I also keep reading that it is Lord Mandelson’s ambition to become Foreign Secretary so that he can follow in the footsteps of his grandfather, Herbert Morrison. The Business Secretary, incidentally, made a little bit of history for me last week when he was introduced by a radio interviewer as “Peter Mandelson” and immediately insisted that he should be addressed as “Lord”. Every other peer I have met nudges people in the opposite direction. His attitude seems appropriately redolent of the last days of the Ancien RĂ©gime.

It should perhaps be no surprise that Conservative MP Nick Hurd is the fourth generation of his family to sit in the House of Commons; Tories were traditionally supposed to believe in that sort of thing. But Hilary Armstrong and Hilary Benn on the Labour benches have far more in common than their first name; they are both also the children of MPs. Labour turned to Gwyneth Dunwoody’s daughter Tamsin to defend her late mother’s seat in a by-election last year, while with splendid irony Mr Blair’s ejection of most of the hereditary members of the House of Lords was masterminded by Baroness Jay, the daughter of Jim Callaghan.

Consider the traditionally left-leaning callings such as acting and the media, and the same dynastic principles apply. Just look up Polly Toynbee on Wikipedia.

There is nothing wrong with this, in my view.

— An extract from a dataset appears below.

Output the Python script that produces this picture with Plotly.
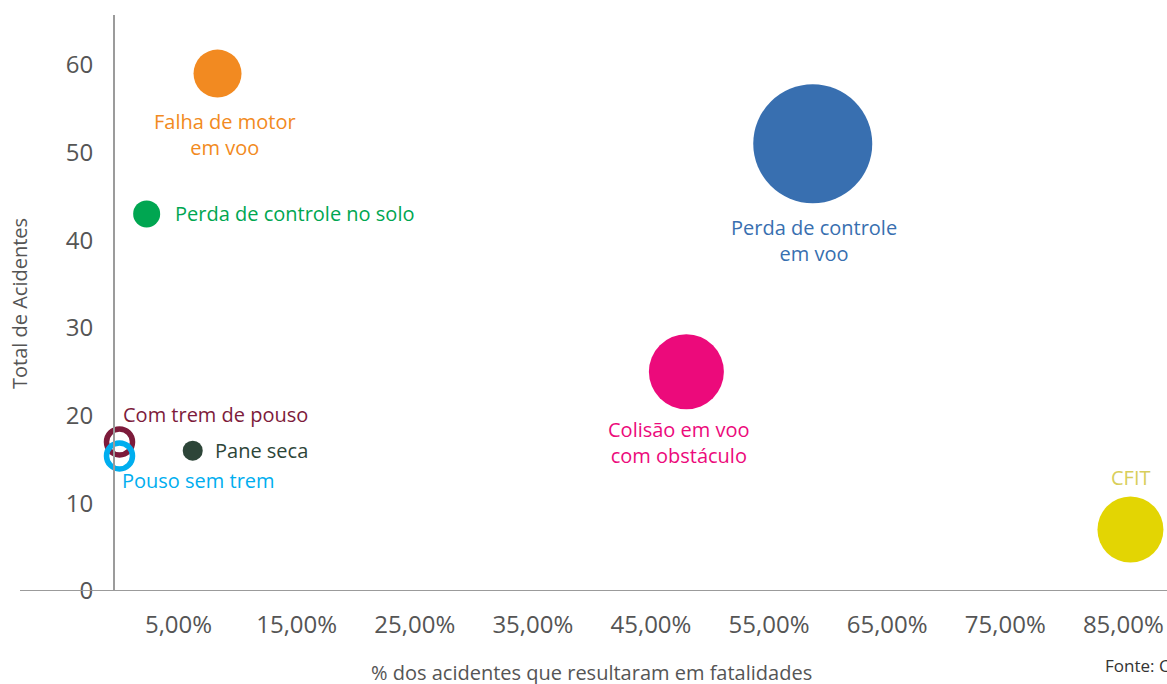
import plotly.graph_objects as go

# ---- data ----
categories = ["Falha de motor<br>em voo", "Perda de controle<br>em voo", "Perda de controle no solo",
              "Colisão em voo<br>com obstáculo", "CFIT", "Pane seca"]
pct_fatal = [8.3, 58.7, 2.3, 48.0, 85.6, 6.2]          # % dos acidentes com fatalidades
total_acid = [59, 51, 43, 25, 7, 16]                   # total de acidentes
bubble_size = [48, 119, 27, 75, 66, 20]                # relative bubble magnitude

ring_categories = ["Com trem de pouso", "Pouso sem trem"]
ring_pct = [0.0, 0.0]
ring_total = [17, 15.4]

x_ticks = [5, 15, 25, 35, 45, 55, 65, 75, 85]
x_ticktext = ["5,00%", "15,00%", "25,00%", "35,00%", "45,00%", "55,00%", "65,00%", "75,00%", "85,00%"]
y_ticks = [0, 10, 20, 30, 40, 50, 60]

# ---- styling ----
colors = ["#F28A21", "#386FB0", "#00A651", "#EC0A7B", "#E3D503", "#2D4538"]
text_colors = ["#F28A21", "#386FB0", "#00A651", "#EC0A7B", "#D8CE5A", "#2D4538"]
ring_colors = ["#7D1B3B", "#00AEEF"]
# label placement: (xanchor, xshift, yshift)
label_pos = [("center", 7, -61), ("center", 1, -97), ("left", 26, 0),
             ("center", -7, -71), ("center", 1, 52), ("left", 20, 0)]
ring_label_pos = [("left", 1, 27), ("left", 0, -25)]

FONT = "Open Sans, Noto Sans, sans-serif"
W, H = 1167, 684
ML, MR, MT, MB = 115, 0, 15, 93
pw = W - ML - MR
ph = H - MT - MB

fig = go.Figure()

for i, cat in enumerate(categories):
    fig.add_trace(go.Scatter(
        x=[pct_fatal[i]], y=[total_acid[i]], mode="markers",
        marker=dict(size=bubble_size[i], sizemode="diameter", color=colors[i], line=dict(width=0), opacity=1),
        name=cat.replace("<br>", " "), showlegend=False, hoverinfo="name", cliponaxis=False))

for i, cat in enumerate(ring_categories):
    fig.add_trace(go.Scatter(
        x=[ring_pct[i]], y=[ring_total[i]], mode="markers",
        marker=dict(size=26, symbol="circle-open", color=ring_colors[i], line=dict(width=5.5, color=ring_colors[i])),
        name=cat, showlegend=False, hoverinfo="name", cliponaxis=False))

annotations = []
for i, cat in enumerate(categories):
    xa, xs, ys = label_pos[i]
    annotations.append(dict(x=pct_fatal[i], y=total_acid[i], xref="x", yref="y", text=cat,
                            showarrow=False, xanchor=xa, yanchor="middle", xshift=xs, yshift=ys,
                            align="center", font=dict(family=FONT, size=20, color=text_colors[i])))
for i, cat in enumerate(ring_categories):
    xa, xs, ys = ring_label_pos[i]
    annotations.append(dict(x=ring_pct[i], y=ring_total[i], xref="x", yref="y", text=cat,
                            showarrow=False, xanchor=xa, yanchor="middle", xshift=xs, yshift=ys,
                            font=dict(family=FONT, size=20, color=ring_colors[i])))

# axis titles and source
annotations.append(dict(x=(591 - ML) / pw, y=(H - MB - 672) / ph, xref="paper", yref="paper",
                        text="% dos acidentes que resultaram em fatalidades", showarrow=False,
                        xanchor="center", yanchor="middle",
                        font=dict(family=FONT, size=20, color="#555555")))
annotations.append(dict(x=(19 - ML) / pw, y=(H - MB - 304) / ph, xref="paper", yref="paper",
                        text="Total de Acidentes", showarrow=False, textangle=-90,
                        xanchor="center", yanchor="middle",
                        font=dict(family=FONT, size=20, color="#555555")))
annotations.append(dict(x=(1103 - ML) / pw, y=(H - MB - 665) / ph, xref="paper", yref="paper",
                        text="Fonte: CENIPA", showarrow=False, xanchor="left", yanchor="middle",
                        font=dict(family=FONT, size=17, color="#333333")))

x_lo = (ML - 119.5) / 11.81
x_hi = x_lo + pw / 11.81

fig.update_layout(
    width=W, height=H,
    margin=dict(l=ML, r=MR, t=MT, b=MB, pad=0),
    paper_bgcolor="white", plot_bgcolor="white",
    showlegend=False,
    font=dict(family=FONT, color="#555555"),
    xaxis=dict(range=[x_lo, x_hi], tickmode="array", tickvals=x_ticks, ticktext=x_ticktext,
               showgrid=False, zeroline=False, showline=False, ticks="",
               tickfont=dict(family=FONT, size=24, color="#555555"), ticklabelstandoff=17),
    yaxis=dict(range=[0, ph / 8.77], tickmode="array", tickvals=y_ticks,
               showgrid=False, zeroline=False, showline=True, linecolor="#9B9B9B", linewidth=2,
               ticks="", tickfont=dict(family=FONT, size=24, color="#555555"), ticklabelstandoff=15),
    annotations=annotations,
    shapes=[dict(type="line", xref="paper", yref="y", x0=(20 - ML) / pw, x1=1, y0=0, y1=0,
                 line=dict(color="#9B9B9B", width=2), layer="above")],
)

fig.write_html("out.html", config={"displayModeBar": False},
               post_script="document.body.style.margin='0';document.body.style.overflow='hidden';")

I would like my son to have the same sort of cushy, desk-bound life that I have enjoyed, rather than doing something arduous, dangerous and badly paid.

What upsets me is hypocrisy: people who preach equality of opportunity while ensuring that their own offspring are fast-tracked up the ladder. These are the same individuals who fought so hard to ensure that genuine avenues of advancement for the talented children of the poor, like state grammar schools, were done away with; and who, when they are found with their hands in the till of the House of Commons, say that what we need is radical constitutional reform, starting with an elected House of Lords.

I say that at least you know where you are with a duke, and can reasonably hope that someone who owns half a county isn’t going to bother fiddling his travelling expenses. Now that the Hann genes surprisingly look set to last another generation, I am seriously thinking of devoting my declining years to a crusade for honest recognition that the hereditary principle has always been with us, and always will be. I shall seek no reward but a modest bauble to pass on to my son; Viscount Callaly has a pleasant ring to it.